A questo si allinea anche CDA, il programma Country Digital Acceleration, che Cisco porta avanti in diverse nazioni (tra cui l’Italia) per aderire e sostenere l’agenda digitale del Paese. Diedrich spiega che anche in questo caso, come quando si parlava di sostenibilità, è cambiato il paradigma: quel che conta realmente è il risultato, a prescindere dalla tecnologia impiegata per ottenerlo. Cisco non si pone più dinanzi ai suoi clienti o potenziali tali con un pacchetto chiavi in mano: ascolta i loro bisogni, cerca di elaborare una proposta che li soddisfi, cerca una sponda anche in altre entità grandi o piccole che siano. In condizioni ideali questo meccanismo si può trasformare in un progetto di open innovation che promuove una startup o una PMI a livello globale, in altri può tradursi nella collaborazione con altre aziende per costruire l’offerta migliore possibile. “Non riesco a ricordare un solo progetto CDA in cui abbiamo lavorato da soli”, chiosa Diedrich.
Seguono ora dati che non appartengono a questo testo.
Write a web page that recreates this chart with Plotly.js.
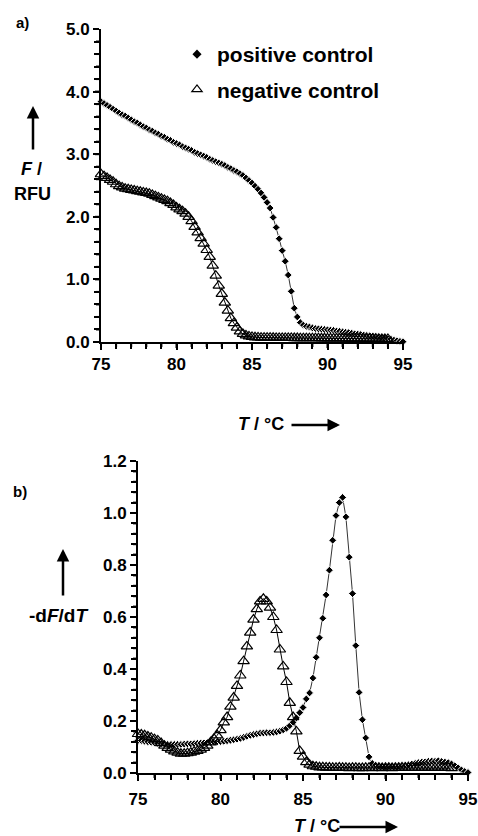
<!DOCTYPE html>
<html>
<head>
<meta charset="utf-8">
<script src="https://cdn.plot.ly/plotly-3.0.1.min.js"></script>
<style>html,body{margin:0;padding:0;background:#fff;}#chart{width:478px;height:836px;}</style>
</head>
<body>
<div id="chart"></div>
<script>
// Temperature (°C)
var tempsC = [75.0,75.2,75.4,75.6,75.8,76.0,76.2,76.4,76.6,76.8,77.0,77.2,77.4,77.6,77.8,78.0,78.2,78.4,78.6,78.8,79.0,79.2,79.4,79.6,79.8,80.0,80.2,80.4,80.6,80.8,81.0,81.2,81.4,81.6,81.8,82.0,82.2,82.4,82.6,82.8,83.0,83.2,83.4,83.6,83.8,84.0,84.2,84.4,84.6,84.8,85.0,85.2,85.4,85.6,85.8,86.0,86.2,86.4,86.6,86.8,87.0,87.2,87.4,87.6,87.8,88.0,88.2,88.4,88.6,88.8,89.0,89.2,89.4,89.6,89.8,90.0,90.2,90.4,90.6,90.8,91.0,91.2,91.4,91.6,91.8,92.0,92.2,92.4,92.6,92.8,93.0,93.2,93.4,93.6,93.8,94.0,94.2,94.4,94.6,94.8,95.0];

// a) fluorescence F / RFU
var positiveF = [3.84,3.81,3.78,3.75,3.72,3.69,3.66,3.63,3.61,3.58,3.55,3.52,3.50,3.47,3.44,3.42,3.39,3.37,3.34,3.32,3.29,3.27,3.24,3.22,3.19,3.17,3.15,3.12,3.10,3.08,3.06,3.03,3.01,2.99,2.97,2.95,2.92,2.90,2.88,2.86,2.84,2.82,2.79,2.77,2.74,2.72,2.69,2.66,2.62,2.58,2.54,2.49,2.44,2.38,2.31,2.23,2.14,1.99,1.83,1.65,1.46,1.29,1.07,0.81,0.54,0.40,0.31,0.27,0.25,0.24,0.225,0.215,0.21,0.205,0.20,0.195,0.19,0.185,0.175,0.17,0.16,0.155,0.15,0.14,0.13,0.125,0.12,0.11,0.105,0.10,0.095,0.09,0.085,0.075,0.065,0.055,0.045,0.03,0.02,0.01,0.005];
var negativeF = [2.68,2.65,2.62,2.59,2.56,2.52,2.49,2.47,2.45,2.44,2.43,2.42,2.41,2.40,2.39,2.38,2.37,2.35,2.33,2.31,2.29,2.27,2.25,2.22,2.19,2.15,2.12,2.09,2.05,2.00,1.93,1.84,1.75,1.66,1.57,1.47,1.36,1.22,1.06,0.90,0.77,0.63,0.50,0.38,0.30,0.23,0.17,0.13,0.105,0.09,0.08,0.075,0.072,0.07,0.07,0.068,0.068,0.067,0.066,0.066,0.065,0.065,0.064,0.064,0.063,0.063,0.062,0.062,0.061,0.061,0.06,0.06,0.06,0.059,0.059,0.058,0.058,0.057,0.057,0.056,0.056,0.055,0.055,0.054,0.054,0.053,0.053,0.052,0.052,0.051,0.051,0.05,0.05,0.049,0.049,0.048];

// b) -dF/dT
var positiveD = [0.125,0.125,0.122,0.12,0.118,0.116,0.114,0.112,0.111,0.11,0.11,0.11,0.11,0.11,0.111,0.112,0.112,0.113,0.114,0.115,0.116,0.117,0.118,0.119,0.12,0.121,0.122,0.124,0.126,0.128,0.13,0.133,0.137,0.141,0.145,0.148,0.151,0.153,0.154,0.155,0.155,0.156,0.158,0.161,0.166,0.172,0.182,0.195,0.212,0.232,0.252,0.285,0.308,0.365,0.445,0.52,0.595,0.685,0.78,0.895,0.99,1.04,1.06,0.985,0.83,0.69,0.49,0.31,0.205,0.135,0.062,0.037,0.03,0.027,0.026,0.025,0.025,0.026,0.026,0.027,0.028,0.03,0.032,0.035,0.037,0.04,0.042,0.043,0.045,0.046,0.045,0.047,0.044,0.042,0.04,0.035,0.028,0.02,0.012,0.006,0.002];
var negativeD = [0.15,0.148,0.145,0.14,0.136,0.13,0.125,0.115,0.105,0.097,0.09,0.083,0.078,0.074,0.074,0.076,0.078,0.082,0.085,0.09,0.097,0.105,0.118,0.132,0.145,0.165,0.195,0.215,0.255,0.29,0.335,0.375,0.43,0.487,0.54,0.59,0.63,0.66,0.67,0.66,0.636,0.60,0.55,0.475,0.41,0.35,0.27,0.215,0.16,0.085,0.063,0.042,0.032,0.026,0.024,0.022,0.022,0.021,0.021,0.02,0.02,0.021,0.02,0.02,0.019,0.02,0.02,0.019,0.019,0.02,0.02,0.019,0.02,0.02,0.019,0.02,0.02,0.019,0.02,0.02,0.021,0.02,0.02,0.021,0.02,0.02,0.021,0.02,0.02,0.021,0.02,0.02,0.021,0.02,0.02,0.019];

var seriesNames = ['positive control', 'negative control'];

// tick labels
var tempTickVals = [75, 80, 85, 90, 95];
var tempTickLabels = ['75', '80', '85', '90', '95'];
var fTickVals = [0, 1, 2, 3, 4, 5];
var fTickLabels = ['0.0', '1.0', '2.0', '3.0', '4.0', '5.0'];
var dTickVals = [0, 0.2, 0.4, 0.6, 0.8, 1.0, 1.2];
var dTickLabels = ['0.0', '0.2', '0.4', '0.6', '0.8', '1.0', '1.2'];

var W = 478, H = 836;
var M = {l:20, r:5, t:10, b:5};
var PW = W - M.l - M.r, PH = H - M.t - M.b;
function px(x){ return (x - M.l) / PW; }
function py(y){ return 1 - (y - M.t) / PH; }

var FONT = 'Liberation Sans, Arial, Helvetica, sans-serif';

var posMarker = {symbol:'diamond', size:6, color:'black', line:{color:'white', width:1}};
var negMarker = {symbol:'triangle-up-open', size:10, color:'black', line:{color:'black', width:1.2}};

var traces = [
  {x: tempsC, y: positiveF, xaxis:'x', yaxis:'y', mode:'lines+markers', line:{color:'black', width:0.8}, marker: posMarker, showlegend:false, cliponaxis:false},
  {x: tempsC, y: negativeF, xaxis:'x', yaxis:'y', mode:'lines+markers', line:{color:'black', width:1}, marker: negMarker, showlegend:false, cliponaxis:false},
  {x: tempsC, y: positiveD, xaxis:'x2', yaxis:'y2', mode:'lines+markers', line:{color:'black', width:0.8}, marker: posMarker, showlegend:false, cliponaxis:false},
  {x: tempsC, y: negativeD, xaxis:'x2', yaxis:'y2', mode:'lines+markers', line:{color:'black', width:1}, marker: negMarker, showlegend:false, cliponaxis:false},
  {x:[null], y:[null], xaxis:'x', yaxis:'y', mode:'markers', name: seriesNames[0], legendgroup:'p', marker:{symbol:'diamond', size:7, color:'black'}, showlegend:true},
  {x:[null], y:[null], xaxis:'x', yaxis:'y', mode:'markers', name: seriesNames[1], legendgroup:'n', marker:{symbol:'triangle-up-open', size:9, color:'black', line:{width:1.2}}, showlegend:true}
];

function axisBase(extra){
  var a = {showline:true, linewidth:2, linecolor:'black', ticks:'outside', ticklen:6, tickwidth:2, tickcolor:'rgb(0,0,0)',
    showgrid:false, zeroline:false, automargin:false, tickmode:'array',
    tickfont:{family:FONT, size:17, weight:'bold', color:'black'}};
  for (var k in extra) a[k] = extra[k];
  return a;
}
function minorTicks(d){ return {ticks:'outside', ticklen:5, tickwidth:2, tickcolor:'rgb(0,0,0)', dtick:d}; }

// tick marks also drawn as axis-referenced shapes (same places as the axis ticks)
var shapes = [];
function addXTicks(xref, yDomRef, lo, hi, step, perMajor, domPx){
  var n = Math.round((hi - lo) / step);
  for (var i = 0; i <= n; i++){
    var v = +(lo + i * step).toFixed(4);
    var len = (i % perMajor === 0 ? 6 : 5) / domPx;
    shapes.push({type:'line', xref:xref, yref:yDomRef, x0:v, x1:v, y0:0, y1:-len, line:{color:'black', width:2}, layer:'above'});
  }
}
function addYTicks(xDomRef, yref, lo, hi, step, perMajor, domPx){
  var n = Math.round((hi - lo) / step);
  for (var i = 0; i <= n; i++){
    var v = +(lo + i * step).toFixed(4);
    var len = (i % perMajor === 0 ? 6 : 5) / domPx;
    shapes.push({type:'line', xref:xDomRef, yref:yref, x0:0, x1:-len, y0:v, y1:v, line:{color:'black', width:2}, layer:'above'});
  }
}
addXTicks('x', 'y domain', 75, 95, 1, 5, 313);
addYTicks('x domain', 'y', 0, 5, 0.2, 5, 302);
addXTicks('x2', 'y2 domain', 75, 95, 1, 5, 312);
addYTicks('x2 domain', 'y2', 0, 1.2, 0.04, 5, 330);

var layout = {
  width: W, height: H,
  margin: M,
  paper_bgcolor:'white', plot_bgcolor:'rgba(0,0,0,0)',
  showlegend: true,
  legend: {x: px(177), y: py(34), xanchor:'left', yanchor:'top', bgcolor:'rgba(0,0,0,0)', traceorder:'grouped',
    font:{family:FONT, size:21, weight:'bold', color:'black'}, itemwidth:30, tracegroupgap:5},
  xaxis: axisBase({domain:[px(101), px(403)], anchor:'y', range:[75,95], tickvals: tempTickVals, ticktext: tempTickLabels, minor: minorTicks(1)}),
  yaxis: axisBase({domain:[py(342), py(29)], anchor:'x', range:[0,5], tickvals: fTickVals, ticktext: fTickLabels, minor: minorTicks(0.2)}),
  xaxis2: axisBase({domain:[px(138), px(468)], anchor:'y2', range:[75,95], tickvals: tempTickVals, ticktext: tempTickLabels, minor: minorTicks(1), ticklabelstandoff:4}),
  yaxis2: axisBase({domain:[py(773), py(461)], anchor:'x2', range:[0,1.2], tickvals: dTickVals, ticktext: dTickLabels, minor: minorTicks(0.04)}),
  shapes: shapes,
  annotations: [
    {xref:'paper', yref:'paper', x:px(22), y:py(22), xanchor:'center', yanchor:'middle', text:'a)', showarrow:false, font:{family:FONT, size:15, weight:'bold', color:'black'}},
    {xref:'paper', yref:'paper', x:px(20), y:py(491), xanchor:'center', yanchor:'middle', text:'b)', showarrow:false, font:{family:FONT, size:15, weight:'bold', color:'black'}},
    {xref:'paper', yref:'paper', x:px(33), y:py(106), ax:0, ay:45, text:'', showarrow:true, arrowhead:2, arrowsize:1, arrowwidth:2.5, arrowcolor:'black'},
    {xref:'paper', yref:'paper', x:px(31), y:py(169), xanchor:'center', yanchor:'middle', text:'<i>F</i> /', showarrow:false, font:{family:FONT, size:18, weight:'bold', color:'black'}},
    {xref:'paper', yref:'paper', x:px(32), y:py(194), xanchor:'center', yanchor:'middle', text:'RFU', showarrow:false, font:{family:FONT, size:18, weight:'bold', color:'black'}},
    {xref:'paper', yref:'paper', x:px(261), y:py(424), xanchor:'center', yanchor:'middle', text:'<i>T</i> / °C', showarrow:false, font:{family:FONT, size:18, weight:'bold', color:'black'}},
    {xref:'paper', yref:'paper', x:px(340), y:py(425), ax:-50, ay:0, text:'', showarrow:true, arrowhead:2, arrowsize:1, arrowwidth:2.5, arrowcolor:'black'},
    {xref:'paper', yref:'paper', x:px(63), y:py(549), ax:0, ay:48, text:'', showarrow:true, arrowhead:2, arrowsize:1, arrowwidth:2.5, arrowcolor:'black'},
    {xref:'paper', yref:'paper', x:px(58), y:py(615), xanchor:'center', yanchor:'middle', text:'-d<i>F</i>/d<i>T</i>', showarrow:false, font:{family:FONT, size:19, weight:'bold', color:'black'}},
    {xref:'paper', yref:'paper', x:px(317), y:py(826), xanchor:'center', yanchor:'middle', text:'<i>T</i> / °C', showarrow:false, font:{family:FONT, size:18, weight:'bold', color:'black'}},
    {xref:'paper', yref:'paper', x:px(398), y:py(827), ax:-60, ay:0, text:'', showarrow:true, arrowhead:2, arrowsize:1, arrowwidth:2.5, arrowcolor:'black'}
  ]
};

Plotly.newPlot('chart', traces, layout, {displayModeBar:false, staticPlot:true});
</script>
</body>
</html>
Per chiudere il cerchio, torniamo al reskilling: “Agli inizi degli anni ’90, se mi avessi parlato di un lavoro nella cybersicurezza non avrei saputo neppure di cosa si trattava. Oggi invece è un lavoro del presente, e del futuro: e questo per dire che i lavori dei nostri figli e nipoti, probabilmente, neppure esistono ancora. Senz’altro possiamo immaginare che data scientist ed esperti di AI saranno molto richiesti: ma oggi vedo come molto interessante anche il settore del quantum computing, e sono certo che quando questo settore sarà arrivato a maturazione noi saremo tra i primi a inserire questi argomenti nella Networking Academy”. Con il sentito dovere morale di contribuire al garantire la possibilità di una grossa fetta di lavoratori di scovare una nuova opportunità.